Transcribe the data that follows precisely, omitting nothing.

═════ PROVIDED MATERIAL ═════

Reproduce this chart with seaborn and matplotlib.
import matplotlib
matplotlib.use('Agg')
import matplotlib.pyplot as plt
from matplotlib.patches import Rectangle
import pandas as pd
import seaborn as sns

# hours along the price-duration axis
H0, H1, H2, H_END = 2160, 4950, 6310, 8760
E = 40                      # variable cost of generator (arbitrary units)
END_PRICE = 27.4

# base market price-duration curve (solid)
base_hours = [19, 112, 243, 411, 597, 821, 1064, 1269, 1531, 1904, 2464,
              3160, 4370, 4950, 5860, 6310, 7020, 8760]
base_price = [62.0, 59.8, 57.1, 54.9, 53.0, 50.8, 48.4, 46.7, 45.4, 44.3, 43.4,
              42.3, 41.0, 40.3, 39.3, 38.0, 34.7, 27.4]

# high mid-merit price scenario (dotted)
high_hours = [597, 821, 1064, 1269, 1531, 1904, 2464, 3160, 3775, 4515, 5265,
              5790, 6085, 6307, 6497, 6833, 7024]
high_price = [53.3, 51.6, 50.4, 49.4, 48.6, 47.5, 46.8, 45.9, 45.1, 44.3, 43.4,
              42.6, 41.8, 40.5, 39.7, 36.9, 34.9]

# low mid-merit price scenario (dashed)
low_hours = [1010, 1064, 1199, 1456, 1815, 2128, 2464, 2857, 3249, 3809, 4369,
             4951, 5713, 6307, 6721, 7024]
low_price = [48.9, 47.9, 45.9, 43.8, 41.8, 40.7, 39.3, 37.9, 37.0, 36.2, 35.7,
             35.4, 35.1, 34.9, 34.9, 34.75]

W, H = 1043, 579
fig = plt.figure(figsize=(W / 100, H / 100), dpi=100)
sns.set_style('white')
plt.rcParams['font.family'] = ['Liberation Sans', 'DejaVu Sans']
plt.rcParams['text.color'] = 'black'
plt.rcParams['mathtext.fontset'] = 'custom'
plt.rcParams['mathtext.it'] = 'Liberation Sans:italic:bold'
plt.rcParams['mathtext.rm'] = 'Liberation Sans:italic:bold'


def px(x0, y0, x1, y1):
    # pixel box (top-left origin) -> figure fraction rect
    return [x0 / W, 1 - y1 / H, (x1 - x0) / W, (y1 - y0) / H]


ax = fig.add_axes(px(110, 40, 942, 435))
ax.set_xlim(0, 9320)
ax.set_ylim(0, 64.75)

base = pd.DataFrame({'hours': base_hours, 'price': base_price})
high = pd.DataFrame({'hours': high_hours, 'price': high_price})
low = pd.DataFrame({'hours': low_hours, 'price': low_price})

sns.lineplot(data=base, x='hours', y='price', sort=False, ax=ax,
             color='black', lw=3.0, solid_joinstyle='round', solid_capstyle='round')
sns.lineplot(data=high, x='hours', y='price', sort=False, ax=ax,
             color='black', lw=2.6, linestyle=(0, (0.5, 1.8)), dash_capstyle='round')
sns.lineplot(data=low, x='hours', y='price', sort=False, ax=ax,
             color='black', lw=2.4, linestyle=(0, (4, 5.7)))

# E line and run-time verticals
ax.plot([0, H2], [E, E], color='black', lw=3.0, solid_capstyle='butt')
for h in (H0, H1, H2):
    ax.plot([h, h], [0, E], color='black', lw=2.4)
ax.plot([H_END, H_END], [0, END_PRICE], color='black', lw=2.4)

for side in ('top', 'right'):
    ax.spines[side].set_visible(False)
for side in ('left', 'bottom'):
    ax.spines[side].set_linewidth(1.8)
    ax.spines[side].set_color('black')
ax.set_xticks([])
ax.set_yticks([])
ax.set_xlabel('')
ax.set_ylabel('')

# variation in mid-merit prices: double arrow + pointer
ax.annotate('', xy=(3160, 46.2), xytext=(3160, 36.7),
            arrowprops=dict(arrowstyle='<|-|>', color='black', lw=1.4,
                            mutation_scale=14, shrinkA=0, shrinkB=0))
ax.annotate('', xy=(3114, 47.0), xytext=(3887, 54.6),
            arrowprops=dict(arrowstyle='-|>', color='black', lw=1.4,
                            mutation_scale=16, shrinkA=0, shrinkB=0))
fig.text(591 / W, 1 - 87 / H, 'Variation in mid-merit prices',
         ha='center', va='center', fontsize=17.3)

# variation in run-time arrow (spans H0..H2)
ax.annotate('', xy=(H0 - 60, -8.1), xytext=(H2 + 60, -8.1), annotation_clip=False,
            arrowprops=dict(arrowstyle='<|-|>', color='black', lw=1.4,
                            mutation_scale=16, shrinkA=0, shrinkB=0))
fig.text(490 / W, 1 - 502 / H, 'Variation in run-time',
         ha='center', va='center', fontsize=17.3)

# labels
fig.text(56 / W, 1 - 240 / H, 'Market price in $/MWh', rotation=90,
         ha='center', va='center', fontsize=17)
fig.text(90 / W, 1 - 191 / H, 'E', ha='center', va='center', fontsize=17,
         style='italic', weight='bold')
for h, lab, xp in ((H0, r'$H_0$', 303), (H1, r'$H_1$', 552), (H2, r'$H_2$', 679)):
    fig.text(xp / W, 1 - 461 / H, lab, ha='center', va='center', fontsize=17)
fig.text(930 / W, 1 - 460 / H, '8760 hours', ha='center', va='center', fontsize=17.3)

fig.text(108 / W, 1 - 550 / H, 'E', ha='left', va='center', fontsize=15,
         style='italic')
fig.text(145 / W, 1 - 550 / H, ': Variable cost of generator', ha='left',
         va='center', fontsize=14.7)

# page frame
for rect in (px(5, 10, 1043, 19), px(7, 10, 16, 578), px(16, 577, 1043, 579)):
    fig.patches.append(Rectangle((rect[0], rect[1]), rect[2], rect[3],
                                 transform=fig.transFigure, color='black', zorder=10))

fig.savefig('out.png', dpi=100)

═════

### RESULT:
Reproduce this chart with seaborn and matplotlib.
import matplotlib
matplotlib.use('Agg')
import matplotlib.pyplot as plt
from matplotlib.patches import Rectangle
import pandas as pd
import seaborn as sns

# hours along the price-duration axis
H0, H1, H2, H_END = 2160, 4950, 6310, 8760
E = 40                      # variable cost of generator (arbitrary units)
END_PRICE = 27.4

# base market price-duration curve (solid)
base_hours = [19, 112, 243, 411, 597, 821, 1064, 1269, 1531, 1904, 2464,
              3160, 4370, 4950, 5860, 6310, 7020, 8760]
base_price = [62.0, 59.8, 57.1, 54.9, 53.0, 50.8, 48.4, 46.7, 45.4, 44.3, 43.4,
              42.3, 41.0, 40.3, 39.3, 38.0, 34.7, 27.4]

# high mid-merit price scenario (dotted)
high_hours = [597, 821, 1064, 1269, 1531, 1904, 2464, 3160, 3775, 4515, 5265,
              5790, 6085, 6307, 6497, 6833, 7024]
high_price = [53.3, 51.6, 50.4, 49.4, 48.6, 47.5, 46.8, 45.9, 45.1, 44.3, 43.4,
              42.6, 41.8, 40.5, 39.7, 36.9, 34.9]

# low mid-merit price scenario (dashed)
low_hours = [1010, 1064, 1199, 1456, 1815, 2128, 2464, 2857, 3249, 3809, 4369,
             4951, 5713, 6307, 6721, 7024]
low_price = [48.9, 47.9, 45.9, 43.8, 41.8, 40.7, 39.3, 37.9, 37.0, 36.2, 35.7,
             35.4, 35.1, 34.9, 34.9, 34.75]

W, H = 1043, 579
fig = plt.figure(figsize=(W / 100, H / 100), dpi=100)
sns.set_style('white')
plt.rcParams['font.family'] = ['Liberation Sans', 'DejaVu Sans']
plt.rcParams['text.color'] = 'black'
plt.rcParams['mathtext.fontset'] = 'custom'
plt.rcParams['mathtext.it'] = 'Liberation Sans:italic:bold'
plt.rcParams['mathtext.rm'] = 'Liberation Sans:italic:bold'


def px(x0, y0, x1, y1):
    # pixel box (top-left origin) -> figure fraction rect
    return [x0 / W, 1 - y1 / H, (x1 - x0) / W, (y1 - y0) / H]


ax = fig.add_axes(px(110, 40, 942, 435))
ax.set_xlim(0, 9320)
ax.set_ylim(0, 64.75)

base = pd.DataFrame({'hours': base_hours, 'price': base_price})
high = pd.DataFrame({'hours': high_hours, 'price': high_price})
low = pd.DataFrame({'hours': low_hours, 'price': low_price})

sns.lineplot(data=base, x='hours', y='price', sort=False, ax=ax,
             color='black', lw=3.0, solid_joinstyle='round', solid_capstyle='round')
sns.lineplot(data=high, x='hours', y='price', sort=False, ax=ax,
             color='black', lw=2.6, linestyle=(0, (0.5, 1.8)), dash_capstyle='round')
sns.lineplot(data=low, x='hours', y='price', sort=False, ax=ax,
             color='black', lw=2.4, linestyle=(0, (4, 5.7)))

# E line and run-time verticals
ax.plot([0, H2], [E, E], color='black', lw=3.0, solid_capstyle='butt')
for h in (H0, H1, H2):
    ax.plot([h, h], [0, E], color='black', lw=2.4)
ax.plot([H_END, H_END], [0, END_PRICE], color='black', lw=2.4)

for side in ('top', 'right'):
    ax.spines[side].set_visible(False)
for side in ('left', 'bottom'):
    ax.spines[side].set_linewidth(1.8)
    ax.spines[side].set_color('black')
ax.set_xticks([])
ax.set_yticks([])
ax.set_xlabel('')
ax.set_ylabel('')

# variation in mid-merit prices: double arrow + pointer
ax.annotate('', xy=(3160, 46.2), xytext=(3160, 36.7),
            arrowprops=dict(arrowstyle='<|-|>', color='black', lw=1.4,
                            mutation_scale=14, shrinkA=0, shrinkB=0))
ax.annotate('', xy=(3114, 47.0), xytext=(3887, 54.6),
            arrowprops=dict(arrowstyle='-|>', color='black', lw=1.4,
                            mutation_scale=16, shrinkA=0, shrinkB=0))
fig.text(591 / W, 1 - 87 / H, 'Variation in mid-merit prices',
         ha='center', va='center', fontsize=17.3)

# variation in run-time arrow (spans H0..H2)
ax.annotate('', xy=(H0 - 60, -8.1), xytext=(H2 + 60, -8.1), annotation_clip=False,
            arrowprops=dict(arrowstyle='<|-|>', color='black', lw=1.4,
                            mutation_scale=16, shrinkA=0, shrinkB=0))
fig.text(490 / W, 1 - 502 / H, 'Variation in run-time',
         ha='center', va='center', fontsize=17.3)

# labels
fig.text(56 / W, 1 - 240 / H, 'Market price in $/MWh', rotation=90,
         ha='center', va='center', fontsize=17)
fig.text(90 / W, 1 - 191 / H, 'E', ha='center', va='center', fontsize=17,
         style='italic', weight='bold')
for h, lab, xp in ((H0, r'$H_0$', 303), (H1, r'$H_1$', 552), (H2, r'$H_2$', 679)):
    fig.text(xp / W, 1 - 461 / H, lab, ha='center', va='center', fontsize=17)
fig.text(930 / W, 1 - 460 / H, '8760 hours', ha='center', va='center', fontsize=17.3)

fig.text(108 / W, 1 - 550 / H, 'E', ha='left', va='center', fontsize=15,
         style='italic')
fig.text(145 / W, 1 - 550 / H, ': Variable cost of generator', ha='left',
         va='center', fontsize=14.7)

# page frame
for rect in (px(5, 10, 1043, 19), px(7, 10, 16, 578), px(16, 577, 1043, 579)):
    fig.patches.append(Rectangle((rect[0], rect[1]), rect[2], rect[3],
                                 transform=fig.transFigure, color='black', zorder=10))

fig.savefig('out.png', dpi=100)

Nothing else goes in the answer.